On a broader scale, learning to tell the difference between reefer and heroin and modulate the response accordingly as a matter of public policy would be very good, too.

g-nome said...

I'd say Phelps would have offered a much more negative role to model had he been photographed smoking cigarettes.

Solar Hero said...

Duh! Black-market drug money is the only thing left keeping the U.S.-Anglo banking system afloat!

Christopher said...

I feel bad for the ad agencies who end up with the job of making anti-marijuana ads. They're trying to sell a lie which doesn't flatter their target audience's prejudices.

There's always room for a lie that jibes with your world-view, and things that happen to be true have some kind of niche market, but the poor guys who have to create anti-marijuana ads just have nothing.

Anonymous said...

Well, Wilbon also thinks number of wins should determine who gets the Cy Young award, so I guess inanity is his gig.

hylen said...

Batman

neal peart said...

I've never understood people who believe that weed is evil.

Anonymous said...

"I guess if we all start lynching uppity-negroes again, it would be ok. Evolving standards of decency and all that."

Yeesh, decency and morality: not the same thing.
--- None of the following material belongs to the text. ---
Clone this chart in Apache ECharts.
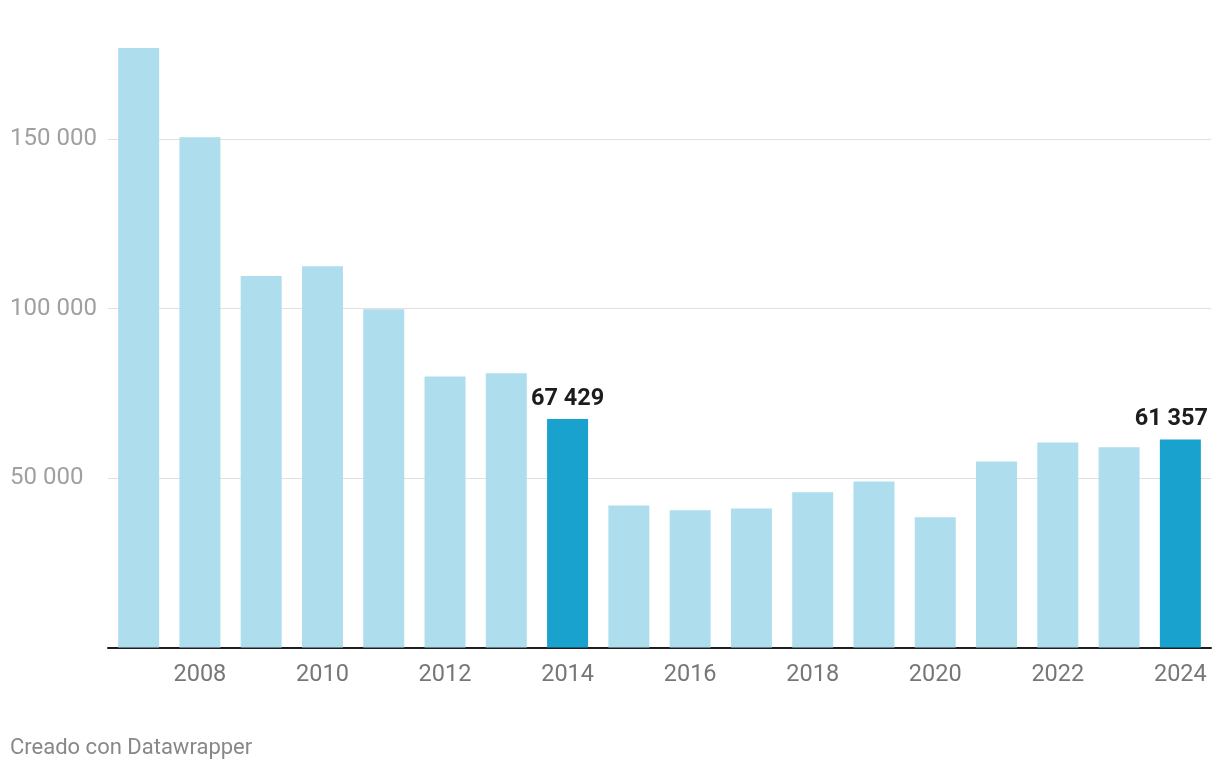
<!DOCTYPE html>
<html>
<head>
<meta charset="utf-8">
<script src="https://cdn.jsdelivr.net/npm/echarts@6/dist/echarts.min.js"></script>
<style>
html,body{margin:0;padding:0;background:#fff;}
#chart{width:1220px;height:770px;}
</style>
</head>
<body>
<div id="chart"></div>
<script>
var years = ['2007','2008','2009','2010','2011','2012','2013','2014','2015','2016','2017','2018','2019','2020','2021','2022','2023','2024'];
var values = [176900, 150600, 109600, 112500, 99800, 80000, 80900, 67429, 41900, 40500, 41000, 45800, 49000, 38400, 54900, 60500, 59100, 61357];
var highlightYears = ['2014', '2024'];
var yTicks = [0, 50000, 100000, 150000];

function fmt(v) {
  return String(Math.round(v)).replace(/\B(?=(\d{3})+(?!\d))/g, ' ');
}

var LIGHT = '#aedeed';
var DARK = '#19a2cd';

var seriesData = years.map(function (y, i) {
  var hl = highlightYears.indexOf(y) >= 0;
  var item = { value: values[i], itemStyle: { color: hl ? DARK : LIGHT } };
  if (hl) {
    item.label = {
      show: true,
      position: 'top',
      distance: 8,
      formatter: function (p) { return fmt(p.value); },
      fontFamily: 'Roboto',
      fontWeight: 'bold',
      fontSize: 23.5,
      color: '#1d1d1d',
      offset: y === '2024' ? [-9, 0] : [0, 0]
    };
  }
  return item;
});

var chart = echarts.init(document.getElementById('chart'));
chart.setOption({
  animation: false,
  backgroundColor: '#ffffff',
  grid: { left: 108, right: 9, top: 37.5, bottom: 122.5, containLabel: false },
  xAxis: {
    type: 'category',
    data: years,
    boundaryGap: true,
    axisLine: { show: true, lineStyle: { color: '#1d1d1d', width: 2 } },
    axisTick: { show: false },
    axisLabel: {
      interval: function (i) { return i % 2 === 1; },
      fontFamily: 'Roboto',
      fontSize: 23.5,
      color: '#777777',
      margin: 16
    }
  },
  yAxis: {
    type: 'value',
    min: 0,
    max: 180000,
    interval: 50000,
    axisLine: { show: false },
    axisTick: { show: false },
    splitLine: { show: true, showMaxLine: false, lineStyle: { color: '#e0e0e0', width: 1 } },
    axisLabel: {
      showMaxLabel: false,
      align: 'left',
      margin: 98,
      padding: [3, 0, 0, 0],
      fontFamily: 'Roboto',
      fontSize: 24,
      color: '#a0a0a0',
      formatter: function (v) { return (v === 0 || yTicks.indexOf(v) < 0) ? '' : fmt(v); }
    }
  },
  series: [{
    type: 'bar',
    data: seriesData,
    barWidth: 41,
    label: { show: false }
  }],
  graphic: [{
    type: 'text',
    left: 10,
    top: 737,
    style: {
      text: 'Creado con Datawrapper',
      fontFamily: 'Roboto',
      fontSize: 22,
      fill: '#888888'
    }
  }]
});
</script>
</body>
</html>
Come on, that one was easy.

Mr.Fundamental said...

oh, please, Dear! for your information, the Supreme Court has roundly rejected prior restraint!

I'm finishing my coffee.

Brian said...

tggp: I thought you guys were all "Old School Conservatives" and monarchists and all that. Lynching uppity negros and stoning the sinful wimmins is a core value, no?

The Promiscuous Reader said...

g-nome, Naomi Klein did a great piece on the American marine who was photographed with a cigarette in his mouth after or during the US massacres in Fallujah, and the photo became iconic on the corporate media. But some people objected that the soldier was a bad role model -- it was okay by them for him to kill many ragheads, but smoking was a bad example to Teh Children. Klein's scorn was magnificent.